Wednesday, November 10, 2010

Explanation Promised and Delivered

74º ~ yup, you read that right, 74º at 5 p.m. on Nov. 10.  You gotta love the south!

About a month ago, Kristin asked me to explain how my trip to Columbia, MO, to visit Steph K's Intro to Poetry class and read for Hearing Voices came about.  I'll do just about anything to avoid grading right now, so here's the promised explanation, delivered.

It goes back to last spring or early summer and involves a bit of luck and a bit of bravery.  I happened to be on Facebook at the exact moment that Steph posted a status update asking for title suggestions for her Intro to Poetry class.  Now, I'm a hit or miss FB participant, so it was sheer luck that I saw this update.  Then came the bravery.  I'd known Steph through FB and had met her very briefly at AWP in Denver in April.  I took a deep breath and wrote her an email offering her a free exam copy of Blood Almanac and the incentive that if she adopted it I would be glad to drive up and meet her class for free.  Columbia, MO is about a six and a half hour drive, fitting into a trip I could work into my teaching schedule with missing only one day of class and not having to buy a plane ticket.  The book adoption is a huge boost even if the class isn't large, so I wasn't too worried about not getting paid, and I knew I could crash on someone's couch and not have to pay for a hotel either.  

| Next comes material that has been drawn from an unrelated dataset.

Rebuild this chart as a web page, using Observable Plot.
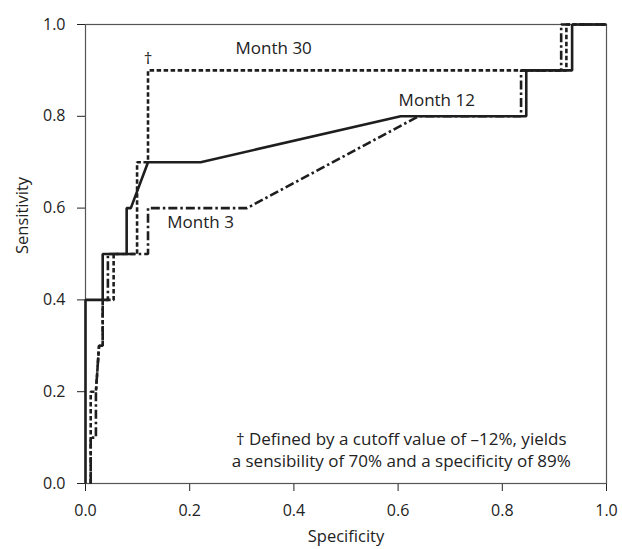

This really did take an amazing amount of bravery on my part.  I'd never put myself out there like that before and I wasn't sure how my offer would be received.  Luckily, Steph zipped an email back with her postal address and off I sent the book.  A few weeks later Steph emailed to let me know she wanted to use the book and she'd love for me to come visit.  In early August we took a look at our calendars and settled on a date.  This is when Steph proposed trying to get me on the calendar for Hearing Voices.  She did this on her own because she is just about the most awesome poet person I know and wants to champion other poets all day long.  So, through her contact at Hearing Voices, we set up the reading as well.

Luck and bravery won out.  I know I need to be more of my own advocate in arranging events like this and I am trying.  I'd encourage anyone else to make offers like mine to friends in academia or who run a reading series.  The kicker is usually money, so if you're a cheap date like me, you might have better luck.  The worst anyone can say is no, which is true for so many opportunities in this world.

4 comments:

Kristin said...

How brave you are! Tomorrow I plan to write a similar blog post, about ways to pitch a reading to your friends and colleagues who don't teach creative writing classes but who teach a variety of other classes (for instance, I visited a friend's Brit Lit survey class to be guest poet).

Sandy Longhorn said...

Kristin, great idea! I look forward to reading the post.

mariegauthier said...

The kicker usually is money -- bravo to you, Sandy, for having the courage to put yourself out there, and for your flexibility, too -- that can make all the difference in the world!

Sandy Longhorn said...

Yes, Marie, too bad so many of my poet-friends live outside drivable distances! Thanks for the kind words.